Recently, I saw Clint Eastwood’s extraordinary new film, 'Gran Torino' in Hollywood. Set in a declining Detroit neighborhood, the movie chronicles the unlikely relationship retired auto worker Walt Kowalski (Eastwood) forges with his new Hmong neighbors.
Walt is cranky, surly, and bigoted while still possessing a certain rough-edged charm. His dialogue is laced with racist terms and stereotypes that would mandate a lengthy “sensitivity training” seminar if he came of age in a different era.
And yet, the audience laughed and laughed loud. Here, in one of the nation’s most multi-ethnic cities with a history of racial tension, blacks, whites, Asians and Latinos were chuckling as Walt bemoaned “gook food” and cringed at his neighbor’s ways. Twenty years ago, Walt’s language would have appeared less ironic, perhaps being interpreted as a sign of how a sizeable percentage of white Americans viewed minorities. To laugh at Walt then would appear to be laughing with him rather than at him.

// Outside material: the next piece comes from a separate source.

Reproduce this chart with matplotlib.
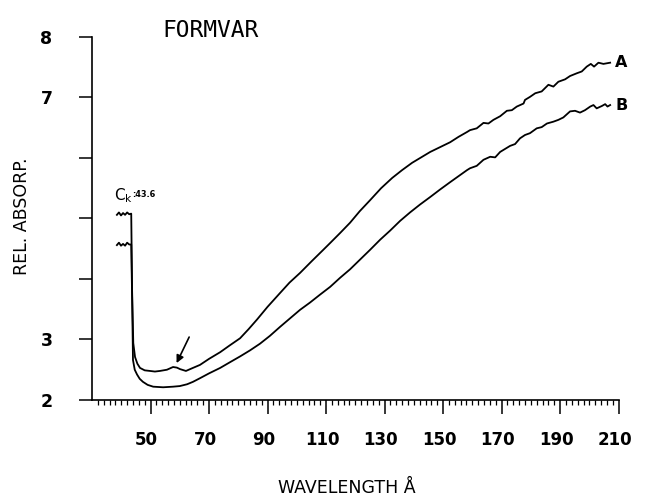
import numpy as np
import matplotlib
matplotlib.use("Agg")
import matplotlib.pyplot as plt
from matplotlib.transforms import ScaledTranslation

# Relative absorption of a Formvar film, curves A and B, versus wavelength (Å)
wave_a = [38.5, 39.2, 39.9, 40.6, 41.3, 42.0, 42.7, 43.4, 43.7, 44.1, 44.7, 45.5,
          46.4, 48.0, 49.8, 51.5, 53.2, 55.6, 57.7, 59.0, 60.1, 62.1, 64.0, 66.9,
          70.0, 73.8, 77.0, 80.6, 83.5, 86.4, 90.0, 94.3, 97.5, 101.1, 105.0, 109.0,
          111.4, 114.8, 118.2, 121.5, 125.0, 128.8, 132.6, 136.0, 139.4, 142.5, 145.6,
          149.0, 152.4, 155.3, 158.2, 159.2, 161.5, 163.8, 165.5, 167.2, 169.5, 171.8,
          173.5, 175.2, 177.5, 178.0, 179.7, 181.5, 183.7, 186.0, 187.7, 189.4, 191.7,
          193.4, 195.7, 197.4, 199.1, 200.5, 201.6, 203.1, 204.8, 207.1]
absorp_a = [5.06, 5.10, 5.05, 5.09, 5.06, 5.10, 5.07, 5.08, 3.80, 2.94, 2.71, 2.60,
            2.53, 2.49, 2.48, 2.47, 2.48, 2.50, 2.545, 2.535, 2.51, 2.48, 2.52, 2.58,
            2.68, 2.79, 2.90, 3.02, 3.17, 3.33, 3.54, 3.77, 3.94, 4.10, 4.29, 4.48,
            4.595, 4.76, 4.93, 5.12, 5.30, 5.50, 5.67, 5.80, 5.92, 6.01, 6.10,
            6.18, 6.26, 6.35, 6.43, 6.46, 6.49, 6.58, 6.57, 6.63, 6.69, 6.78,
            6.79, 6.85, 6.90, 6.96, 7.01, 7.07, 7.10, 7.21, 7.18, 7.26, 7.30,
            7.355, 7.40, 7.43, 7.51, 7.555, 7.51, 7.575, 7.555, 7.575]

wave_b = [38.5, 39.2, 39.9, 40.6, 41.3, 42.0, 42.7, 43.4, 43.7, 44.0, 44.6, 45.4,
          46.3, 47.4, 49.0, 50.9, 54.3, 57.7, 60.0, 62.5, 64.5, 66.9, 70.0, 73.8,
          77.0, 80.6, 84.0, 87.4, 90.8, 94.3, 97.7, 101.1, 104.5, 107.9, 111.4, 114.8,
          118.2, 121.6, 125.0, 128.5, 131.9, 135.3, 138.7, 142.1, 145.6, 149.0, 152.4,
          155.3, 158.2, 159.2, 161.5, 163.8, 166.1, 167.8, 169.5, 172.9, 174.6, 176.3,
          178.0, 179.7, 182.0, 183.7, 185.5, 187.7, 189.4, 191.1, 193.4, 195.1, 196.8,
          198.5, 200.3, 201.4, 202.5, 204.3, 205.4, 206.2, 207.1]
absorp_b = [4.56, 4.60, 4.55, 4.58, 4.55, 4.60, 4.57, 4.57, 3.70, 2.66, 2.50, 2.42,
            2.35, 2.30, 2.25, 2.22, 2.21, 2.22, 2.23, 2.26, 2.30, 2.36, 2.44, 2.53,
            2.62, 2.72, 2.82, 2.93, 3.06, 3.21, 3.35, 3.49, 3.61, 3.74, 3.87, 4.02,
            4.16, 4.32, 4.48, 4.65, 4.80, 4.96, 5.10, 5.23, 5.355, 5.48, 5.60,
            5.70, 5.80, 5.83, 5.87, 5.97, 6.02, 6.01, 6.10, 6.20, 6.23, 6.325,
            6.38, 6.41, 6.49, 6.51, 6.57, 6.60, 6.63, 6.67, 6.77, 6.78, 6.75,
            6.79, 6.85, 6.875, 6.82, 6.86, 6.89, 6.85, 6.875]

edge_label = "43.6"
x_ticks = list(range(50, 211, 20))
y_ticks = [2, 3, 4, 5, 6, 7, 8]
y_tick_labels = ["2", "3", "", "", "", "7", "8"]

plt.rcParams["font.family"] = ["DejaVu Sans"]

fig = plt.figure(figsize=(6.49, 4.97), dpi=100)
ax = fig.add_axes([0.1418, 0.1952, 0.8114, 0.7304])

ax.plot(wave_a, absorp_a, color="black", lw=1.3, solid_joinstyle="round")
ax.plot(wave_b, absorp_b, color="black", lw=1.3, solid_joinstyle="round")

ax.set_xlim(30, 210)
ax.set_ylim(2, 8)
for side in ("top", "right"):
    ax.spines[side].set_visible(False)
for side in ("left", "bottom"):
    ax.spines[side].set_linewidth(1.2)

ax.set_xticks(x_ticks)
ax.set_xticks(np.arange(32, 210, 2), minor=True)
ax.set_xticklabels([str(v) for v in x_ticks], fontweight="bold")
ax.tick_params(axis="x", which="major", direction="out", length=10, width=1.1,
               pad=12, labelsize=12)
ax.tick_params(axis="x", which="minor", direction="out", length=3.8, width=0.9)
# labels sit a little to the left of their ticks
shift = ScaledTranslation(-0.04, 0, fig.dpi_scale_trans)
for lbl in ax.get_xticklabels():
    lbl.set_transform(lbl.get_transform() + shift)

ax.set_yticks(y_ticks)
ax.set_yticklabels(y_tick_labels, fontweight="bold")
ax.tick_params(axis="y", which="major", direction="out", length=9.5, width=1.1,
               pad=19, labelsize=12.5)

ax.set_xlabel("WAVELENGTH Å", fontsize=12.5, va="baseline")
ax.xaxis.set_label_coords(0.483, -0.257)
ax.set_ylabel("REL. ABSORP.", fontsize=12.5)
ax.yaxis.set_label_coords(-0.115, 0.505)

fig.text(0.325, 0.925, "FORMVAR", family="DejaVu Sans Mono", fontsize=16.5,
         ha="center", va="baseline")

# curve labels at the right ends
ax.text(wave_a[-1] + 1.7, absorp_a[-1], "A", fontsize=11.5, fontweight="bold",
        va="center", ha="left", clip_on=False)
ax.text(wave_b[-1] + 1.7, absorp_b[-1], "B", fontsize=11.5, fontweight="bold",
        va="center", ha="left", clip_on=False)

# carbon K edge label
ax.text(37.6, 5.30, r"C$_\mathregular{k}$", fontsize=11, va="baseline", ha="left")
ax.text(43.8, 5.36, ":" + edge_label, fontsize=6.5, fontweight="bold",
        va="baseline", ha="left", fontstretch="condensed")

# arrow pointing to the small bump above the minimum of curve A
ax.annotate("", xy=(58.9, 2.61), xytext=(63.2, 3.04),
            arrowprops=dict(arrowstyle="-|>", color="black", lw=1.2,
                            mutation_scale=11, shrinkA=0, shrinkB=0))

fig.savefig("out.png", dpi=100)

But in 2009 America, on the cusp of a black president arriving in the White House, a character like Walt feels safely anachronistic – his views seem fringe like. What seemed funny to the audience is that people like Walt still exist. What is so satisfying about 'Gran Torino' is how it eschews political correctness and decides to speak to an audience that it figures will laugh at Walt rather than with him. It assumes that Americans watching the film are smart and tolerant enough to get the joke. And they do.
I’d be curious to know how audiences reacted to the movie across the country.